What does work works extremely well. To be sure, it's a real treat to see the visuals updated so heavily; it's just a shame the experience is so inconsistent. Hopefully the Resident Evil 4 texture mod project is eventually followed by similar work for this title, then it can be enjoyed as it's meant to.

Performance

I put the Frame Rate setting on Variable and turned V Sync off for my testing and had no issues maintaining 120fps or seeing very smooth gameplay at almost all times. There were occasional dips by one fps or three, which did not correlate to any kind of stuttering, and there was no tearing to be seen.

Controls and user interface

Capcom offers a more modern control scheme (W to go forward) as well as the reverse-style original controls here.
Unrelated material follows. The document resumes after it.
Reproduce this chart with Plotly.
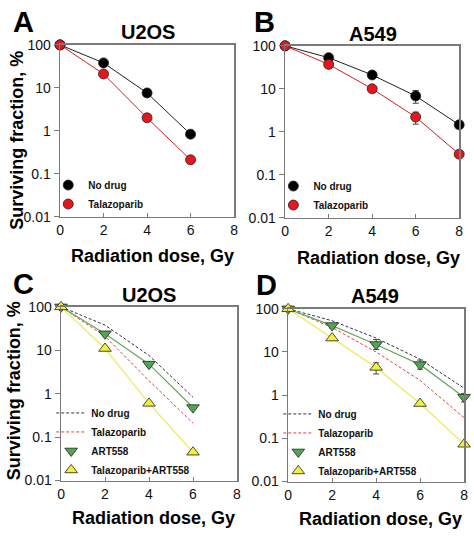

I went with the modern and found it mostly enjoyable and recognizable, though due to its roots, there isn't as much freedom of movement as you might like, so your character will sometimes not walk in the exact direction you want them to. Not a huge deal, and some might find the clunkiness charming, but a little annoying when you're used to the precision movement of modern games.

The interface is very much inherited from an old-fashioned console game, which is to say it has a big, chunky presentation (I'm referring mainly to the weapons and items screen). Thankfully, Resident Evil doesn't require a ton of micromanagement, and the menus respond well to the mouse (with the exception of the scroll wheel and extra mouse buttons, which aren't supported), so it's not as bothersome as it could be.

Controllers are supported fully, for those interested.

Conclusion

The remastered version of Resident Evil isn't all it could be; those expecting a completely updated for the modern day experience will be dissappointed with the mixed quality of visuals (by far the biggest issue), and to a lesser extent, with the sometimes clunky controls and interface (the latter of which I acknowledge might be impossible to bring to standard without remaking the title from the ground up). But the improvements do make a big difference regardless, and accomplish the goal of making the classic game digestable for modern tastes, so it's worth considering, particularly if you're a diehard Resident Evil fan.